Oppelland begründete seine Einschätzung, dass die Linke nicht zwingend ins Boot geholt werden muss, mit der Unterschiedlichkeit der mutmaßlichen Oppositionsfraktionen Linke und AfD. „Weil Linke und AfD kaum jemals im Landtag gemeinsame Sache machen, reichen die 44 Stimmen der Brombeer-Koalition theoretisch. Es muss nicht zwingend eine Duldung oder Tolerierung durch die Linke geben.“ Alle Landtagsparteien haben eine Zusammenarbeit mit der AfD ausgeschlossen, die in Thüringen erstmals die stärkste Fraktion in einem Landesparlament stellt. 

Aber auch Oppelland hält Gespräche mit der Linken für richtig. Die gebe es ja offensichtlich zwischen CDU-Fraktionschef Mario Voigt und Ministerpräsident Bodo Ramelow (Linke) bereits zum Haushalt 2025. Die Regierungsbildung in Thüringen ist auch so schwierig, weil die CDU nach einem entsprechenden Parteitagsbeschluss bundesweit eine Zusammenarbeit mit der AfD, aber auch mit der Linken ausschließt. 
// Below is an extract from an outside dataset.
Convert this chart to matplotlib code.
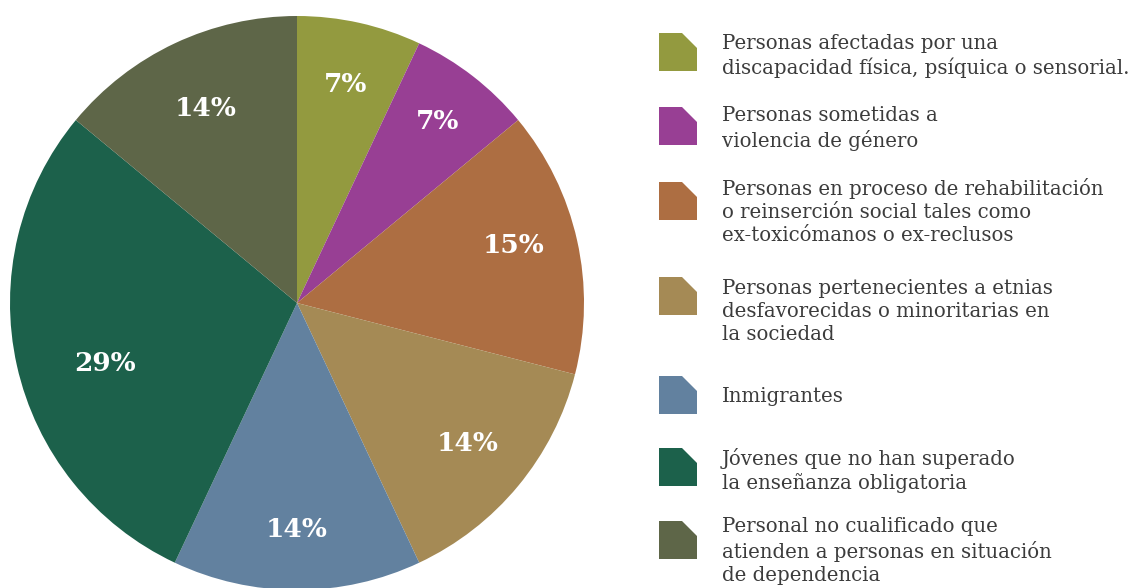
import matplotlib
matplotlib.use("Agg")
import numpy as np
import matplotlib.pyplot as plt
from matplotlib.patches import Polygon

# data (clockwise from 12 o'clock)
values = [7, 7, 15, 14, 14, 29, 14]
colors = ['#939a3f', '#983f94', '#ad6e42', '#a58a55', '#62819f', '#1c614b', '#5e6648']
legend_labels = [
    "Personas afectadas por una\ndiscapacidad física, psíquica o sensorial.",
    "Personas sometidas a\nviolencia de género",
    "Personas en proceso de rehabilitación\no reinserción social tales como\nex-toxicómanos o ex-reclusos",
    "Personas pertenecientes a etnias\ndesfavorecidas o minoritarias en\nla sociedad",
    "Inmigrantes",
    "Jóvenes que no han superado\nla enseñanza obligatoria",
    "Personal no cualificado que\natienden a personas en situación\nde dependencia",
]
# label placement: distance from centre and small angle nudge (degrees)
label_dist = [0.78, 0.80, 0.78, 0.77, 0.79, 0.70, 0.75]
label_nudge = [0, 0, 2.4, 0, 0, 4.8, 0]

W, H = 1140, 588
fig = plt.figure(figsize=(W / 100, H / 100), dpi=100)

# pie
cx, cy, r = 297, 303, 287
pax = fig.add_axes([(cx - r) / W, (H - cy - r) / H, 2 * r / W, 2 * r / H])
wedges, _ = pax.pie(values, colors=colors, startangle=90, counterclock=False,
                    wedgeprops=dict(linewidth=0))
pax.set_aspect('equal')
pax.set_xlim(-1, 1)
pax.set_ylim(-1, 1)
pax.axis('off')
for w, v, d, n in zip(wedges, values, label_dist, label_nudge):
    ang = np.deg2rad((w.theta1 + w.theta2) / 2 + n)
    pax.text(d * np.cos(ang), d * np.sin(ang), f"{v}%", ha='center', va='center',
             color='white', fontsize=19, fontweight='heavy', family='DejaVu Serif')

# legend drawn in pixel coordinates
lax = fig.add_axes([0, 0, 1, 1])
lax.set_xlim(0, W)
lax.set_ylim(H, 0)
lax.axis('off')
marker_tops = [33, 107, 182, 277, 376, 448, 521]
text_tops = [34, 106, 178, 279, 387, 448, 517]
s, cut = 38, 15
for top, ttop, c, lab in zip(marker_tops, text_tops, colors, legend_labels):
    x0 = 659
    pts = [(x0, top), (x0 + s - cut, top), (x0 + s, top + cut), (x0 + s, top + s), (x0, top + s)]
    lax.add_patch(Polygon(pts, closed=True, facecolor=c, edgecolor='none'))
    lax.text(722, ttop, lab, ha='left', va='top', fontsize=14.2, color='#3c3c3c',
             family='DejaVu Serif', linespacing=1.27)

fig.savefig("out.png", dpi=100)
Der Jenaer Politikwissenschaftler bekräftigte seine Haltung, wonach CDU, Sahra Wagenknechts BSW und SPD bei landespolitischen Themen „gar nicht so weit auseinander sind“. Das betreffe unter anderem die Bildungspolitik oder die innere Sicherheit. „Befindlichkeiten sind da etwas anderes.“

Voigt fehlte Amtsbonus

Den Grund für die besondere Stärke der AfD in Thüringen, die 32 Sitze im Landtag hat, sieht Oppelland darin, dass Ramelow im Gegensatz zu den Ministerpräsidenten in Brandenburg und Sachsen nicht der „Kristallisationspunkt der Anti-AfD-Wähler war“. Diese Rolle habe der Linke-Politiker 2019 in der Auseinandersetzung mit AfD-Chef Björn Höcke noch gehabt. „In diesem Jahr konnte er diese Rolle nicht ausfüllen, weil er kaum eine Option auf eine dritte Amtszeit hatte. Es war klar, dass ihm das BSW zu viele Stimmen wegnimmt.“ Der CDU-Vorsitzende Voigt habe versucht, die Rolle von Ramelow in Bezug auf die AfD einzunehmen. „Er hat das aber nicht geschafft, weil ihm der Amtsbonus fehlte.“

Die CDU wurde bei der Landtagswahl mit 23 Sitzen im Parlament zweitstärkste Partei, das BSW hat 15 Sitze, die Linke 12 und die SPD 6.